I am remembering this morning an incident that I now see led to my total distrust of all systems of authority, especially of the public school system. Memories like this make me want to see the system destroyed.
In my 8th grade health class, we didn’t have individual desks. Students shared these trapezoidal tables, two students to a place. I shared my table with a popular cheerleader. I was a shy, smart, nervous kid from a working class family, definitely lower status than my tablemate. Despite whatever the people in charge of the system say, anyone who has been through it knows that the real rule, the unwritten rule, is that high status kids are allowed to hurt lower status kids with impunity.
One day, Mr. Duff gave the class a quiz. My cheerleading tablemate apparently was not doing well because she said “Let me see your answers!”
I knew cheating was wrong. My conscience knew, and I had been told this by adults, including the adults who ran the school where I was now being pressured by one of its favored daughters.
I told her no.
The next day before school, I was in the library looking at books. Cheerleader X and a crew of her popular kid friends surrounded me and said “You wouldn’t let Cheerleader X look at your answers!” They spent several minutes ridiculing and verbally abusing me. I remember being called a f*ggot about a million times. My body can still recall the terrified feeling. Eventually, I was able to push through a gap in the circle and walk away.
This is just one incident of the relentless abuse I endured in school. As time went on, I watched as Cheerleader X and her friends were celebrated by the system, as they received every plaudit the school could offer: praise for their athletic achievements, favor with teachers, special privileges. We would literally have school rallies where we were all supposed to stand and cheer for these people.
What this taught me was the the system is built by and for liars. I was the kid who followed the rules the system laid down and I was the one punished. Those who broke the rules and encouraged others to do so were promoted. I was young, but I wasn’t dumb. I could see the foundation of the whole enterprise was hypocrisy, superficiality and stupidity.
One the eve of my 52nd birthday, I am still coping with the effects of what I endured. Coming up in that atmosphere contributed to long years struggling with depression and anxiety. The effects of that abuse have held me back in many ways and led to struggles long after the cap and gown have rotted away.

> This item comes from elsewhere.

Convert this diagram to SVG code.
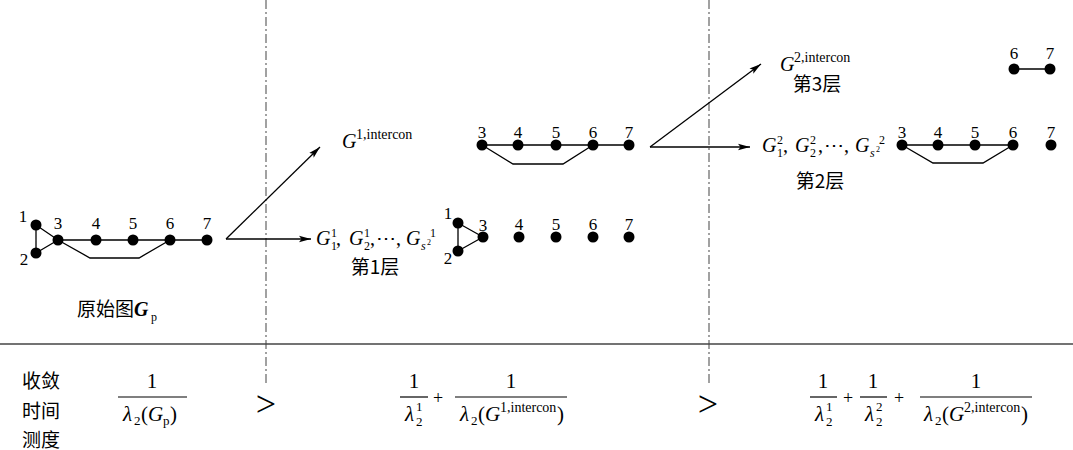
<svg xmlns="http://www.w3.org/2000/svg" width="1073" height="450" viewBox="0 0 1073 450">
<style>
.e{stroke:#000;stroke-width:1.3;fill:none}
.a{stroke:#000;stroke-width:1.3;fill:none;marker-end:url(#ah)}
.dd{stroke:#555;stroke-width:1.1;stroke-dasharray:9 3 2 3;fill:none}
.hl{stroke:#444;stroke-width:1.5}
.bar{stroke:#000;stroke-width:1.2}
circle{fill:#000}
text{font-family:"Liberation Serif","Times New Roman",serif;fill:#000}
.lb{font-size:17px;text-anchor:middle}
.G{font-size:20px;font-style:italic}
.r{font-size:20px}
.s{font-size:12px}
.si{font-size:12px;font-style:italic}
.ss{font-size:8px}
.sup{font-size:14px}
.cjk{font-family:"Noto Sans CJK SC",sans-serif;font-size:19px}
.f{font-size:21px}
.fi{font-size:21px;font-style:italic}
.fs{font-size:13px}
.gt{font-size:36px;text-anchor:middle}
.pl{font-size:18px;text-anchor:middle}
</style>
<defs>
<marker id="ah" markerUnits="userSpaceOnUse" markerWidth="13" markerHeight="8" refX="12" refY="4" orient="auto">
<path d="M0,0.8 L12,4 L0,7.2 L2.5,4 Z" fill="#000"/>
</marker>
</defs>

<g id="separators">
<line class="dd" x1="266" y1="0" x2="266" y2="384"/>
<line class="dd" x1="709" y1="0" x2="709" y2="384"/>
<line class="hl" x1="0" y1="344" x2="1073" y2="344"/>
</g>

<g id="connectors">
<path class="e" d="M36,225 L36,253 M36,225 L58,240 M36,253 L58,240 M58,240 H207 M58,240 L90,258 H139 L170,240"/>
<path class="e" d="M482,145 H629 M482,145 L513,164 H563 L593,145"/>
<path class="e" d="M458,223 L458,251 M458,223 L483,237 M458,251 L483,237"/>
<path class="e" d="M1014,69 H1050"/>
<path class="e" d="M902,145 H1013 M902,145 L933,163 H983 L1013,145"/>
<path class="a" d="M226,239 L320,147"/>
<path class="a" d="M226,239 H311"/>
<path class="a" d="M650,147 L761,64"/>
<path class="a" d="M650,147 H750"/>
</g>

<g id="p1"><circle cx="36" cy="225" r="5.5"/><text class="lb" x="23" y="222">1</text></g>
<g id="p2"><circle cx="36" cy="253" r="5.5"/><text class="lb" x="24" y="265">2</text></g>
<g id="p3"><circle cx="58" cy="240" r="5.5"/><text class="lb" x="58" y="229">3</text></g>
<g id="p4"><circle cx="96" cy="240" r="5.5"/><text class="lb" x="96" y="229">4</text></g>
<g id="p5"><circle cx="133" cy="240" r="5.5"/><text class="lb" x="133" y="229">5</text></g>
<g id="p6"><circle cx="170" cy="240" r="5.5"/><text class="lb" x="170" y="229">6</text></g>
<g id="p7"><circle cx="207" cy="240" r="5.5"/><text class="lb" x="207" y="229">7</text></g>
<g id="p-label"><text class="cjk" x="77" y="316">原始图</text><text x="134" y="316" style="font-size:20px;font-style:italic;font-weight:bold">G</text><text class="s" x="151" y="321">p</text></g>

<g id="a3"><circle cx="482" cy="145" r="5.5"/><text class="lb" x="482" y="138">3</text></g>
<g id="a4"><circle cx="518" cy="145" r="5.5"/><text class="lb" x="518" y="138">4</text></g>
<g id="a5"><circle cx="556" cy="145" r="5.5"/><text class="lb" x="556" y="138">5</text></g>
<g id="a6"><circle cx="593" cy="145" r="5.5"/><text class="lb" x="593" y="138">6</text></g>
<g id="a7"><circle cx="629" cy="145" r="5.5"/><text class="lb" x="629" y="138">7</text></g>
<g id="a-label"><text class="G" x="342" y="148">G</text><text class="sup" x="356" y="139">1,intercon</text></g>

<g id="b1"><circle cx="458" cy="223" r="5.5"/><text class="lb" x="448" y="219">1</text></g>
<g id="b2"><circle cx="458" cy="251" r="5.5"/><text class="lb" x="448" y="264">2</text></g>
<g id="b3"><circle cx="483" cy="237" r="5.5"/><text class="lb" x="483" y="231">3</text></g>
<g id="b4"><circle cx="519" cy="237" r="5.5"/><text class="lb" x="519" y="230">4</text></g>
<g id="b5"><circle cx="556" cy="237" r="5.5"/><text class="lb" x="556" y="230">5</text></g>
<g id="b6"><circle cx="593" cy="237" r="5.5"/><text class="lb" x="593" y="230">6</text></g>
<g id="b7"><circle cx="629" cy="237" r="5.5"/><text class="lb" x="629" y="230">7</text></g>
<g id="b-label">
<text class="G" x="316" y="245">G</text><text class="s" x="331" y="237">1</text><text class="s" x="331" y="250">1</text><text class="r" x="336" y="245">,</text>
<text class="G" x="349" y="245">G</text><text class="s" x="364" y="237">1</text><text class="s" x="364" y="250">2</text><text class="r" x="370" y="245">,</text>
<text class="r" x="376" y="245">⋯</text><text class="r" x="396" y="245">,</text>
<text class="G" x="406" y="245">G</text><text class="si" x="421" y="250">s</text><text class="ss" x="427" y="245">2</text><text class="s" x="430" y="237">1</text>
<text class="cjk" x="375" y="274" text-anchor="middle">第1层</text>
</g>

<g id="c6"><circle cx="1014" cy="69" r="5.5"/><text class="lb" x="1014" y="59">6</text></g>
<g id="c7"><circle cx="1050" cy="69" r="5.5"/><text class="lb" x="1050" y="59">7</text></g>
<g id="c-label"><text class="G" x="780" y="71">G</text><text class="sup" x="794" y="62">2,intercon</text>
<text class="cjk" x="817" y="91" text-anchor="middle">第3层</text></g>

<g id="d3"><circle cx="902" cy="145" r="5.5"/><text class="lb" x="902" y="138">3</text></g>
<g id="d4"><circle cx="938" cy="145" r="5.5"/><text class="lb" x="938" y="138">4</text></g>
<g id="d5"><circle cx="975" cy="145" r="5.5"/><text class="lb" x="975" y="138">5</text></g>
<g id="d6"><circle cx="1013" cy="145" r="5.5"/><text class="lb" x="1013" y="138">6</text></g>
<g id="d7"><circle cx="1051" cy="145" r="5.5"/><text class="lb" x="1051" y="138">7</text></g>
<g id="d-label">
<text class="G" x="762" y="152">G</text><text class="s" x="777" y="144">2</text><text class="s" x="777" y="157">1</text><text class="r" x="783" y="152">,</text>
<text class="G" x="795" y="152">G</text><text class="s" x="810" y="144">2</text><text class="s" x="810" y="157">2</text><text class="r" x="818" y="152">,</text>
<text class="r" x="824" y="152">⋯</text><text class="r" x="844" y="152">,</text>
<text class="G" x="855" y="152">G</text><text class="si" x="870" y="157">s</text><text class="ss" x="876" y="152">2</text><text class="s" x="879" y="144">2</text>
<text class="cjk" x="820" y="188" text-anchor="middle">第2层</text>
</g>

<g id="measure-label">
<text class="cjk" x="22" y="388">收敛</text>
<text class="cjk" x="22" y="418">时间</text>
<text class="cjk" x="22" y="447">测度</text>
</g>
<g id="formula1">
<text class="f" x="152" y="388" text-anchor="middle">1</text>
<line class="bar" x1="118" y1="397" x2="187" y2="397"/>
<text class="fi" x="123" y="421">λ</text><text class="fs" x="134" y="425">2</text><text class="f" x="141" y="421">(</text><text class="fi" x="148" y="421">G</text><text class="fs" x="163" y="425">p</text><text class="f" x="170" y="421">)</text>
</g>
<g id="gt1"><text class="gt" x="266" y="416">&gt;</text></g>
<g id="formula2">
<text class="f" x="414" y="388" text-anchor="middle">1</text>
<line class="bar" x1="400" y1="397" x2="428" y2="397"/>
<text class="fi" x="405" y="421">λ</text><text class="fs" x="416" y="411">1</text><text class="fs" x="416" y="426">2</text>
<text class="pl" x="438" y="404">+</text>
<text class="f" x="511" y="388" text-anchor="middle">1</text>
<line class="bar" x1="455" y1="397" x2="567" y2="397"/>
<text class="fi" x="460" y="421">λ</text><text class="fs" x="471" y="425">2</text><text class="f" x="478" y="421">(</text><text class="fi" x="485" y="421">G</text><text class="sup" x="500" y="412">1,intercon</text><text class="f" x="557" y="421">)</text>
</g>
<g id="gt2"><text class="gt" x="708" y="416">&gt;</text></g>
<g id="formula3">
<text class="f" x="823" y="388" text-anchor="middle">1</text>
<line class="bar" x1="810" y1="397" x2="837" y2="397"/>
<text class="fi" x="815" y="421">λ</text><text class="fs" x="826" y="411">1</text><text class="fs" x="826" y="426">2</text>
<text class="pl" x="848" y="404">+</text>
<text class="f" x="873" y="388" text-anchor="middle">1</text>
<line class="bar" x1="860" y1="397" x2="887" y2="397"/>
<text class="fi" x="865" y="421">λ</text><text class="fs" x="876" y="411">2</text><text class="fs" x="876" y="426">2</text>
<text class="pl" x="899" y="404">+</text>
<text class="f" x="976" y="388" text-anchor="middle">1</text>
<line class="bar" x1="920" y1="397" x2="1032" y2="397"/>
<text class="fi" x="924" y="421">λ</text><text class="fs" x="935" y="425">2</text><text class="f" x="942" y="421">(</text><text class="fi" x="949" y="421">G</text><text class="sup" x="964" y="412">2,intercon</text><text class="f" x="1021" y="421">)</text>
</g>
</svg>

I cannot believe that things aren’t even worse for kids today. The system continues to produce traumatized kids because traumatized kids is what it is designed to produce. There is no reforming it because the foundation is corrupt. The best that can be done is to knock it down and put up a memorial to its victims
I agree, but my lessons were more extreme. I'm American but my father got a Guggenheim grant to do research around Europe in 1963/1964. In 2nd grade of elementary school in the Cambridge I was forced to fight every day, usually against gangs. Why? The teachers at all grade levels (for some odd reason) were teaching about the American Revolutionary War, and meticulously went through every battle: "And then the dirty Yankee dogs shot down the good British lads..." and so on. I couldn't count the number of times my head was bounced off the cement. I was beaten unconscious by a gang coming home from school one day. I was seven years old. Almost always someone would hit me in the head from behind first, while I was distracted by some fiend in front of me. Returning to the US wasn't much better. Schools encourage gang formation and teach them how to be bullies - which is not surprising at least in the US, and UK, for the US and UK are the biggest bullies on this planet. Even today, so many years later in a developing "democratic" country, I have to deal with sadistic American, British, and Australian bully teachers who derive unlimited pleasure from mental torture, telling lies, and all manner of sabotage, trickery and deceit. Fortunately, I was given notice yesterday; I'll be unemployed in three weeks, and I was happy, even though I have almost no money. Se est la vie. Don't even get me started on how my four years of Graduate School were stolen by racist maniac professors in the department, leaving me with a student loan I could not pay. Academia is a criminal enterprise where bullies rule.
Thank you for your compassionate response. Tragically there are billions who suffer more on a daily basis. I'm hoping the updated version of my current article: "Slavery and the CIA’s Never-Ending MK-ULTRA Project" I hope to post/publish in the next day or two will make a difference. The current censorship regime is really over-the-top given SCOTUS decisions forbidding such activities. Live Well Mr. Abbot - appreciate every breath.